Currently I am dealing with A Hard Problem With No Certainty There's A Solution Maximum FUD built right into it. It's enough to say that finding a solution is mandatory for any kind of success. To make it worse, a part of it involves mastering Other People's Infinitely Crappy Code . It's really just hopeless. I expect as I encounter every new problem, I mean literally every single time I sit down to the computer, that this THIS will be the one I can't solve because, in reality, there is no solution. Sifting through the undocumented spaghetti code is hours and hours pure, totally profitless drudgery. But there is no other way. Other people would quit. Fact.
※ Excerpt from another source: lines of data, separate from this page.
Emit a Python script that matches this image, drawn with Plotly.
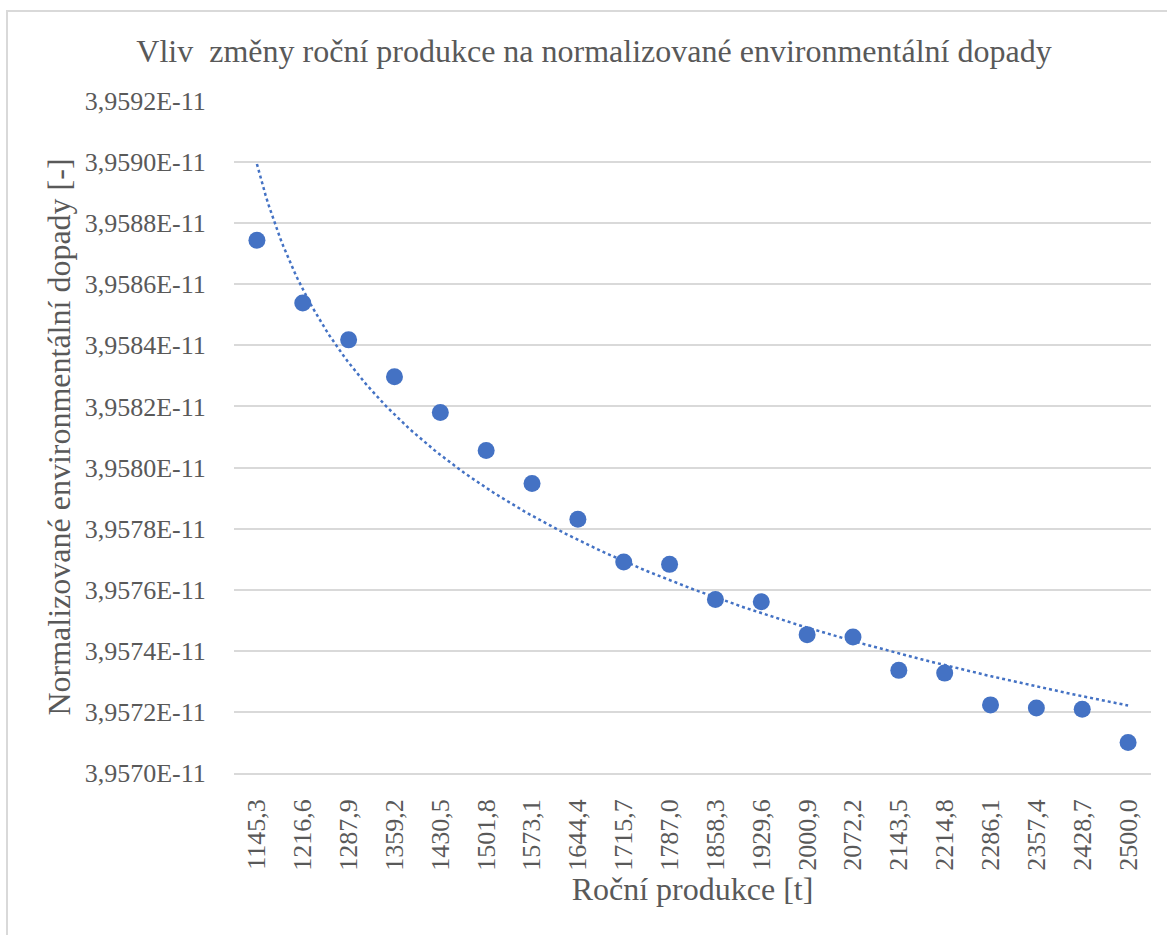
import numpy as np
import plotly.graph_objects as go

# ---- data ----
categories = ["1145,3", "1216,6", "1287,9", "1359,2", "1430,5", "1501,8", "1573,1",
              "1644,4", "1715,7", "1787,0", "1858,3", "1929,6", "2000,9", "2072,2",
              "2143,5", "2214,8", "2286,1", "2357,4", "2428,7", "2500,0"]
impacts = [3.958744e-11, 3.958539e-11, 3.958418e-11, 3.958297e-11, 3.958180e-11,
           3.958056e-11, 3.957948e-11, 3.957831e-11, 3.957691e-11, 3.957683e-11,
           3.957568e-11, 3.957561e-11, 3.957453e-11, 3.957445e-11, 3.957336e-11,
           3.957327e-11, 3.957223e-11, 3.957213e-11, 3.957209e-11, 3.957100e-11]
y_tickvals = [3.9570e-11, 3.9572e-11, 3.9574e-11, 3.9576e-11, 3.9578e-11, 3.9580e-11,
              3.9582e-11, 3.9584e-11, 3.9586e-11, 3.9588e-11, 3.9590e-11, 3.9592e-11]
y_ticktext = ["3,9570E-11", "3,9572E-11", "3,9574E-11", "3,9576E-11", "3,9578E-11", "3,9580E-11",
              "3,9582E-11", "3,9584E-11", "3,9586E-11", "3,9588E-11", "3,9590E-11", "3,9592E-11"]

title_text = "Vliv\u00a0 změny roční produkce na normalizované environmentální dopady"
x_title = "Roční produkce [t]"
y_title = "Normalizované environmentální dopady [-]"

# ---- logarithmic trendline (Excel-like, on category index 1..n) ----
idx = np.arange(1, len(impacts) + 1)
y_scaled = (np.array(impacts) - 3.957e-11) * 1e17
b, a = np.polyfit(np.log(idx), y_scaled, 1)
t_idx = np.linspace(1, len(impacts), 300)
trend = (a + b * np.log(t_idx)) / 1e17 + 3.957e-11

positions = list(range(len(categories)))
blue = "#4472C4"
grey = "#595959"
font_family = "Liberation Serif, Times New Roman, serif"

fig = go.Figure()
fig.add_trace(go.Scatter(x=t_idx - 1, y=trend, mode="lines",
                         line=dict(color=blue, width=2.5, dash="dot"),
                         hoverinfo="skip", showlegend=False))
fig.add_trace(go.Scatter(x=positions, y=impacts, mode="markers",
                         marker=dict(color=blue, size=17, line=dict(width=0)),
                         showlegend=False))

fig.update_layout(
    width=1167, height=935,
    paper_bgcolor="white", plot_bgcolor="white",
    margin=dict(l=234, r=16, t=101, b=162),
    font=dict(family=font_family, color=grey, size=26),
    title=dict(text=title_text, x=0.509, xref="container", xanchor="center",
               y=1 - 51 / 935, yref="container", yanchor="middle",
               font=dict(family=font_family, size=32, color=grey)),
    xaxis=dict(range=[-0.5, 19.5], tickmode="array", tickvals=positions, ticktext=categories,
               tickangle=-90, showgrid=False, zeroline=False, automargin=False,
               showline=True, linecolor="#d9d9d9", linewidth=1.5,
               ticks="outside", ticklen=14, tickcolor="rgba(0,0,0,0)",
               tickfont=dict(family=font_family, size=26, color=grey),
               title=dict(text=x_title, standoff=8,
                          font=dict(family=font_family, size=32, color=grey))),
    yaxis=dict(range=[3.9570e-11, 3.9592e-11], tickmode="array", tickvals=y_tickvals,
               ticktext=y_ticktext, showgrid=True, gridcolor="#d9d9d9", gridwidth=1.5,
               zeroline=False, showline=False, automargin=False,
               ticks="outside", ticklen=22, tickcolor="rgba(0,0,0,0)",
               tickfont=dict(family=font_family, size=26, color=grey),
               title=dict(text=y_title, standoff=4,
                          font=dict(family=font_family, size=32, color=grey))),
    shapes=[dict(type="rect", xref="paper", yref="paper",
                 x0=(7 - 234) / 917, x1=(1180 - 234) / 917,
                 y0=(773 - 950) / 672, y1=(773 - 11) / 672,
                 line=dict(color="#d9d9d9", width=2), fillcolor="rgba(0,0,0,0)",
                 layer="below")],
)

fig.write_html("out.html", config={"displayModeBar": False},
               post_script="document.body.style.margin='0';document.body.style.overflow='hidden';")
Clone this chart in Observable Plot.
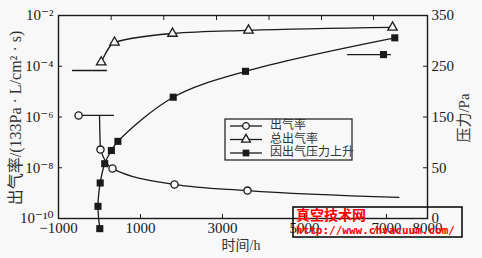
<!DOCTYPE html>
<html><head><meta charset="utf-8">
<script src="https://cdn.jsdelivr.net/npm/d3@7"></script>
<script src="https://cdn.jsdelivr.net/npm/@observablehq/plot@0.6"></script>
<style>
html,body{margin:0;padding:0;background:#f8f8f8;}
#chart{position:relative;width:482px;height:258px;}
</style></head><body><div id="chart"></div>
<script>
// ---- 出气率 (left axis, log) ----
const rateX = [-510, 24, 317, 1829, 3610];
const rateY = [1.15e-6, 5.2e-8, 9.3e-9, 2.2e-9, 1.26e-9];
const rateCurveX = [0, 24, 317, 1829, 3610, 7300];
const rateCurveY = [1.15e-6, 5.2e-8, 9.3e-9, 2.2e-9, 1.26e-9, 6.8e-10];
const rateRefX = [-580, 340];
const rateRefY = [1.15e-6, 1.15e-6];
// ---- 总出气率 (left axis, log) ----
const totalX = [41, 366, 1780, 3634, 7146];
const totalY = [1.45e-4, 8.7e-4, 1.95e-3, 2.6e-3, 3.4e-3];
const totalRefX = [-659, 171];
const totalRefY = [6.8e-5, 6.8e-5];
// ---- 因出气压力上升 (right axis, Pa) ----
const pressX = [7, -37, 17, 127, 290, 449, 1798, 3561, 7202];
const pressY = [-70, -26, 20, 58, 84, 102, 189, 240, 306];
const pressRefX = [6049, 7098];
const pressRefY = [273, 273];
const pressMarkX = [6927];
const pressMarkY = [273];
// ---- ticks ----
const leftTicks = [1e-10, 1e-8, 1e-6, 1e-4, 1e-2];
const leftTickLabels = ["10\u207B\u00B9\u2070", "10\u207B\u2078", "10\u207B\u2076", "10\u207B\u2074", "10\u207B\u00B2"];
const rightTicks = [-50, 50, 150, 250, 350];
const rightTickLabels = ["0", "50", "150", "250", "350"];
const xTicks = [-1000, 1000, 3000, 5000, 7000, 8000];
const xTickLabels = ["\u22121000", "1000", "3000", "5000", "7000", "8000"];
const topTicks = [285, 1568, 2854, 4134, 5415, 6683];
// ---- texts ----
const yLeftTitle = "出气率/(133Pa · L/cm² · s)";
const yRightTitle = "压力/Pa";
const xTitle = "时间/h";
const seriesNames = ["出气率", "总出气率", "因出气压力上升"];

// right axis (linear Pa) expressed on the left log scale
const toLeft = v => Math.pow(10, -2 - (350 - v) / 50);
const leftMap = new Map(leftTicks.map((t, i) => [t, leftTickLabels[i]]));
const rightT = rightTicks.map(toLeft);
const rightMap = new Map(rightT.map((t, i) => [t, rightTickLabels[i]]));
const xMap = new Map(xTicks.map((t, i) => [t, xTickLabels[i]]));

const BG = "#f8f8f8", INK = "#1a1a1a";
const serif = "'Liberation Serif','DejaVu Serif','Noto Sans CJK SC',serif";
const n = a => ({length: a.length});

const plot = Plot.plot({
  width: 482, height: 258,
  marginLeft: 58, marginRight: 55, marginTop: 15, marginBottom: 40,
  style: {background: "transparent", fontFamily: serif, fontSize: "15px", color: INK},
  x: {domain: [-1000, 8000], label: null},
  y: {type: "log", domain: [1e-10, 1e-2], label: null},
  marks: [
    Plot.axisY(leftTicks, {anchor: "left", tickSize: -4, tickPadding: 9, tickFormat: d => leftMap.get(d), fontSize: 15, label: null, stroke: INK}),
    Plot.axisY(rightT, {anchor: "right", tickSize: -5, tickPadding: 9, tickFormat: d => rightMap.get(d), fontSize: 15, label: null, stroke: INK}),
    Plot.axisX(xTicks, {anchor: "bottom", tickSize: -4, tickPadding: 8, tickFormat: d => xMap.get(d), fontSize: 15, label: null, stroke: INK}),
    Plot.axisX(topTicks, {anchor: "top", tickSize: -4, tickFormat: () => "", label: null, stroke: INK}),
    Plot.frame({stroke: INK, strokeWidth: 1.4}),
    // 出气率
    Plot.line(n(rateRefX), {x: rateRefX, y: rateRefY, stroke: INK, strokeWidth: 1.3}),
    Plot.line(n(rateCurveX), {x: rateCurveX, y: rateCurveY, curve: "monotone-x", stroke: INK, strokeWidth: 1.3}),
    Plot.dot(n(rateX), {x: rateX, y: rateY, r: 3.6, stroke: INK, fill: BG, strokeWidth: 1.3}),
    // 总出气率
    Plot.line(n(totalRefX), {x: totalRefX, y: totalRefY, stroke: INK, strokeWidth: 1.3}),
    Plot.line(n(totalX), {x: totalX, y: totalY, curve: "monotone-x", stroke: INK, strokeWidth: 1.3}),
    Plot.dot(n(totalX), {x: totalX, y: totalY, symbol: "triangle", r: 3.5, stroke: INK, fill: BG, strokeWidth: 1.3}),
    // 因出气压力上升
    Plot.line(n(pressRefX), {x: pressRefX, y: pressRefY.map(toLeft), stroke: INK, strokeWidth: 1.3}),
    Plot.line(n(pressX), {x: pressX, y: pressY.map(toLeft), curve: "catmull-rom", stroke: INK, strokeWidth: 1.3}),
    Plot.dot(n(pressX), {x: pressX, y: pressY.map(toLeft), symbol: "square", r: 4, fill: INK, stroke: "none"}),
    Plot.dot(n(pressMarkX), {x: pressMarkX, y: pressMarkY.map(toLeft), symbol: "square", r: 4, fill: INK, stroke: "none"})
  ]
});
document.getElementById("chart").appendChild(plot);

const svg = d3.select(plot);
// axis titles
svg.append("text").attr("transform", "translate(17,118) rotate(-90)")
  .attr("text-anchor", "middle").attr("dominant-baseline", "middle")
  .attr("font-family", serif).attr("font-size", 16).attr("fill", "#333").text(yLeftTitle);
svg.append("text").attr("transform", "translate(466,118) rotate(-90)")
  .attr("text-anchor", "middle").attr("dominant-baseline", "middle")
  .attr("font-family", serif).attr("font-size", 15).attr("fill", "#333").text(yRightTitle);
svg.append("text").attr("x", 241).attr("y", 247)
  .attr("text-anchor", "middle").attr("dominant-baseline", "middle")
  .attr("font-family", serif).attr("font-size", 14).attr("fill", "#333").text(xTitle);

// legend
const lg = svg.append("g");
lg.append("rect").attr("x", 225).attr("y", 119).attr("width", 127).attr("height", 41)
  .attr("fill", "none").attr("stroke", INK).attr("stroke-width", 1.2);
const rows = [126, 139.5, 153];
const syms = [d3.symbolCircle, d3.symbolTriangle, d3.symbolSquare];
const sizes = [Math.PI * 3.3 * 3.3, Math.PI * 3.3 * 3.3, Math.PI * 3.8 * 3.8];
rows.forEach((y, i) => {
  lg.append("line").attr("x1", 230).attr("x2", 262).attr("y1", y).attr("y2", y)
    .attr("stroke", INK).attr("stroke-width", 1.3);
  lg.append("path").attr("d", d3.symbol(syms[i], sizes[i])())
    .attr("transform", `translate(246,${y})`)
    .attr("fill", i === 2 ? INK : BG).attr("stroke", i === 2 ? "none" : INK).attr("stroke-width", 1.3);
  lg.append("text").attr("x", 270).attr("y", y).attr("text-anchor", "start").attr("dominant-baseline", "middle")
    .attr("font-family", "'Noto Sans CJK SC',sans-serif").attr("font-size", 12).attr("fill", "#333")
    .text(seriesNames[i]);
});

// watermark
const wm = svg.append("g").attr("text-anchor", "start");
wm.append("rect").attr("x", 293).attr("y", 207).attr("width", 169).attr("height", 30)
  .attr("fill", "none").attr("stroke", "#000").attr("stroke-width", 1.5);
wm.append("text").attr("x", 296).attr("y", 220).attr("text-anchor", "start").attr("font-family", "'Noto Sans CJK SC',sans-serif")
  .attr("font-weight", "bold").attr("font-size", 14).attr("fill", "#f00").text("真空技术网");
wm.append("text").attr("x", 296).attr("y", 234).attr("text-anchor", "start").attr("font-family", "'DejaVu Sans Mono',monospace")
  .attr("font-weight", "bold").attr("font-size", 11).attr("fill", "#f00").text("http://www.chvacuum.com/");
</script></body></html>
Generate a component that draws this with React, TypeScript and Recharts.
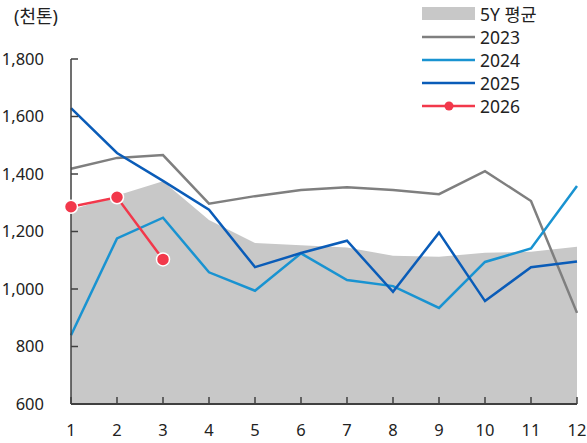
import React from 'react'
import { ComposedChart, Area, Line, XAxis, YAxis } from 'recharts'

const months = [1, 2, 3, 4, 5, 6, 7, 8, 9, 10, 11, 12]
const avg5y = [1275, 1325, 1375, 1240, 1160, 1152, 1144, 1116, 1112, 1126, 1130, 1147]
const y2023 = [1418, 1456, 1466, 1297, 1323, 1344, 1354, 1344, 1330, 1410, 1306, 917]
const y2024 = [839, 1176, 1248, 1058, 994, 1124, 1031, 1010, 934, 1094, 1141, 1358]
const y2025 = [1629, 1473, 1376, 1276, 1076, 1125, 1168, 990, 1196, 958, 1076, 1096]
const y2026 = [1286, 1319, 1103]
const yTicks = [600, 800, 1000, 1200, 1400, 1600, 1800]

const data = months.map((m, i) => ({
  month: m,
  avg: avg5y[i],
  y2023: y2023[i],
  y2024: y2024[i],
  y2025: y2025[i],
  y2026: i < y2026.length ? y2026[i] : null,
}))

const FONT = "'Noto Sans', 'Noto Sans CJK KR', sans-serif"
const TEXT = '#222'

const legendItems = [
  { name: '5Y 평균', color: '#c8c8c8', kind: 'area' },
  { name: '2023', color: '#7f7f7f', kind: 'line' },
  { name: '2024', color: '#1993d1', kind: 'line' },
  { name: '2025', color: '#0a5cb8', kind: 'line' },
  { name: '2026', color: '#f2384b', kind: 'dot' },
]

const ChartLegend = () => (
  <div style={{ fontFamily: FONT, fontSize: 17.5, color: TEXT }}>
    {legendItems.map((it) => (
      <div key={it.name} style={{ display: 'flex', alignItems: 'center', height: 22.8 }}>
        <svg width={58} height={16}>
          {it.kind === 'area' ? (
            <rect x={0} y={1} width={53} height={13} fill={it.color} />
          ) : (
            <line x1={0} y1={8} x2={53} y2={8} stroke={it.color} strokeWidth={2.5} />
          )}
          {it.kind === 'dot' && <circle cx={27} cy={8} r={4.5} fill={it.color} />}
        </svg>
        <span style={{ lineHeight: '18px' }}>{it.name}</span>
      </div>
    ))}
  </div>
)

export default function App() {
  return (
    <div style={{ position: 'absolute', left: 0, top: 0, width: 587, height: 443, background: '#fff' }}>
      <ComposedChart
        width={587}
        height={443}
        data={data}
        margin={{ top: 59, right: 10, bottom: 9, left: 0 }}
      >
        <XAxis
          dataKey="month"
          type="number"
          domain={[1, 12]}
          ticks={months}
          tickSize={-7}
          tickMargin={27}
          height={30}
          axisLine={{ stroke: '#404040', strokeWidth: 2 }}
          tickLine={{ stroke: '#404040', strokeWidth: 1.5 }}
          tick={{ fill: TEXT, fontSize: 16.5, fontFamily: FONT }}
        />
        <YAxis
          domain={[600, 1800]}
          ticks={yTicks}
          width={71}
          tickSize={-7}
          tickMargin={34}
          axisLine={{ stroke: '#404040', strokeWidth: 1.5 }}
          tickLine={{ stroke: '#404040', strokeWidth: 1.5 }}
          tick={{ fill: TEXT, fontSize: 16.5, fontFamily: FONT }}
          tickFormatter={(v: number) => v.toLocaleString('en-US')}
        />
        <Area
          dataKey="avg"
          name="5Y 평균"
          type="linear"
          fill="#c8c8c8"
          fillOpacity={1}
          stroke="none"
          isAnimationActive={false}
        />
        <Line dataKey="y2023" name="2023" type="linear" stroke="#7f7f7f" strokeWidth={2.5} dot={false} isAnimationActive={false} />
        <Line dataKey="y2024" name="2024" type="linear" stroke="#1993d1" strokeWidth={2.5} dot={false} isAnimationActive={false} />
        <Line dataKey="y2025" name="2025" type="linear" stroke="#0a5cb8" strokeWidth={2.5} dot={false} isAnimationActive={false} />
        <Line
          dataKey="y2026"
          name="2026"
          type="linear"
          stroke="#f2384b"
          strokeWidth={2.5}
          dot={{ r: 6.5, fill: '#f2384b', stroke: '#fff', strokeWidth: 1.5 }}
          isAnimationActive={false}
        />
      </ComposedChart>
      <div
        style={{
          position: 'absolute',
          left: 14,
          top: 4,
          fontFamily: FONT,
          fontSize: 18,
          color: TEXT,
          lineHeight: '24px',
        }}
      >
        (천톤)
      </div>
      <div style={{ position: 'absolute', left: 422, top: 3 }}>
        <ChartLegend />
      </div>
    </div>
  )
}
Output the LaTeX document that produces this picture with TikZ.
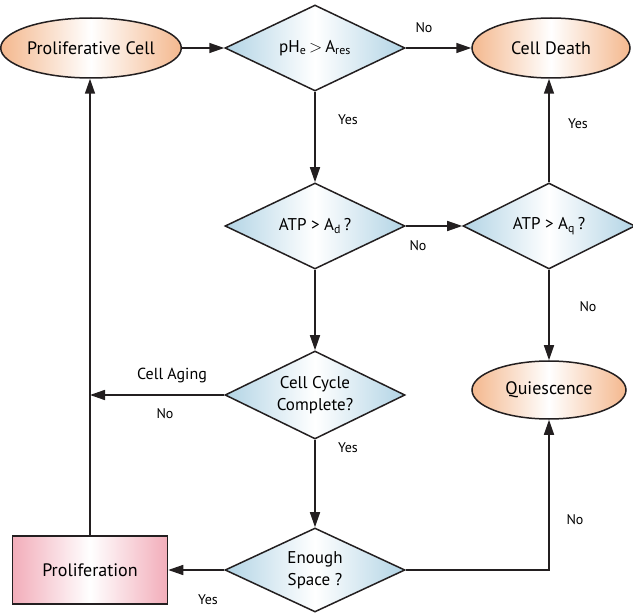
\documentclass[tikz,border=0pt]{standalone}
\usepackage{fontspec}
\setmainfont{PT Sans}
\usetikzlibrary{arrows.meta, shapes.geometric}
\definecolor{cellpeach}{HTML}{F4B88E}
\definecolor{cellblue}{HTML}{B2D4E5}
\definecolor{cellpink}{HTML}{F2ADBA}
\definecolor{lineblack}{HTML}{231F20}

\begin{document}
\begin{tikzpicture}[x=1pt, y=-1pt,
    state/.style={ellipse, draw=lineblack, line width=1.5pt, left color=cellpeach, right color=cellpeach, middle color=white, minimum width=158pt, minimum height=60pt, inner sep=0pt, font=\fontsize{18}{21}\selectfont},
    decide/.style={diamond, draw=lineblack, line width=1.5pt, left color=cellblue, right color=cellblue, middle color=white, aspect=2.1, minimum width=180pt, minimum height=86pt, inner sep=0pt, align=center, font=\fontsize{17}{22}\selectfont},
    action/.style={rectangle, draw=lineblack, line width=1.5pt, left color=cellpink, right color=cellpink, middle color=white, minimum width=155pt, minimum height=68pt, inner sep=0pt, font=\fontsize{18}{21}\selectfont},
    lbl/.style={font=\fontsize{14}{16}\selectfont, inner sep=0pt},
    flow/.style={-{Triangle[length=15pt,width=10pt]}, line width=1.5pt, draw=lineblack},
  ]
  \useasboundingbox (0,0) rectangle (633,615);
  % states and decisions
  \node[state] (pc) at (91,48) {Proliferative Cell};
  \node[decide] (ph) at (315,48) {pH\textsubscript{e}$\,>\,$A\textsubscript{res}};
  \node[state] (cd) at (551,48) {Cell Death};
  \node[decide] (atpd) at (315,226) {ATP > A\textsubscript{d}\,?};
  \node[decide, minimum width=172pt] (atpq) at (549,226) {ATP > A\textsubscript{q}\,?};
  \node[decide, minimum height=88pt] (cc) at (315,395) {Cell Cycle\\Complete?};
  \node[state, minimum width=154pt, minimum height=58pt] (qs) at (549,390) {Quiescence};
  \node[decide, minimum height=84pt] (es) at (315,570) {Enough\\Space ?};
  \node[action] (pr) at (90,570) {Proliferation};
  % connectors
  \draw[flow] (pc) -- (ph);
  \draw[flow] (ph) -- (cd);
  \draw[flow] (ph) -- (atpd);
  \draw[flow] (atpd) -- (atpq);
  \draw[flow] (atpq.north) -- (atpq.north |- cd.south);
  \draw[flow] (atpq.south) -- (atpq.south |- qs.north);
  \draw[flow] (atpd) -- (cc);
  \draw[flow] (cc) -- (es);
  \draw[flow] (es) -- (pr);
  \draw[flow] (es.east) -| (qs.south);
  \draw[flow] (pr.north) -- (pr.north |- pc.south);
  \coordinate (agejoin) at (pr.north |- cc.west);
  \draw[flow] (cc.west) -- (agejoin);
  % labels
  \node[lbl] (l1) at (424,28) {No};
  \node[lbl] (l2) at (348,120) {Yes};
  \node[lbl] (l3) at (418,246) {No};
  \node[lbl] (l4) at (578,124) {Yes};
  \node[lbl] (l5) at (588,307) {No};
  \node[lbl, font=\fontsize{16}{19}\selectfont] (l6) at (172,376) {Cell Aging};
  \node[lbl] (l7) at (165,414) {No};
  \node[lbl] (l8) at (348,448) {Yes};
  \node[lbl] (l9) at (575,520) {No};
  \node[lbl] (l10) at (208,600) {Yes};
\end{tikzpicture}
\end{document}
Yesterday in the middle of this I considered that I am essentially acting as (have been reduced to the role of) some kind of archeologist, sifting pebble by pebble, sand grain by fucking sand grain through some vast ruins (of code) that stretches out farther than the eye can see in all directions. So I started singing (work from home, wife was only one present) "I'm an ar-che-ol-o-gist, mostly stuck , always pissed, I'm an ar-che-ol-o-gist wand'ring 'round, lost in mist...Will there be any end to this, don't you wish? Don't you wish ! I'm an ar-che-ol-o-gist ,that is all I am !" on and on like that making it up as I go along.
You can't stay motivated, proud, happy, solving right sized problems one after another , feeling good, in the light. You have t have a demotivated , held in check , curb your enthusiasm, removed, maybe bemused and perhaps cynical place you can retreat to. A self you can be, you can inhabit, that has the power to relieve you of the stress you bring by trying to be bright ! and good ! and effective! and agreeable ! and just a super achiever!!!!! yet STILL lets you trudge onwards, even though it's all an absurdist comedy.
I am NOT saying own up to this to people at work or outwardly express it. I am saying , should a bit of it leak out perceptibly and anyone asks if anything is wrong, lie. I am saying move there in stealth mode and remember, the alternative .... is quitting.
You have a rare opportunity. If you can rework your internal perception of the GRAVITY !!!! :) of your situation, then you can still grab this rare chance life handing you.
Everything is due tomorrow? Pffft.
Cynical realism is the intelligent man's best excuse for doing nothing in an intolerable situation- Aldous Huxley.
p.s.
One more thing about % and probabilities . It drives me crazy when people assign probabilities to one off events like this company is going to succeed . All such utterances are completely without merit. Completely. There is no way to assign a meaningful probability to a one-off historical event - in this case, the fate of this start up, which is not one of a largish number of equi-probable events in a known distribution of such events. There is not an 80% chance the company will succeed even if 8 of the last 10 companies this CEO headed up went bananas.
It doesn't matter anyways. The fact is, you're in a situation where there IS affirmatively a pathway to a huge upside for you- unlike most jobs- and you should try nearly everything to hang on to it. That's all that matters.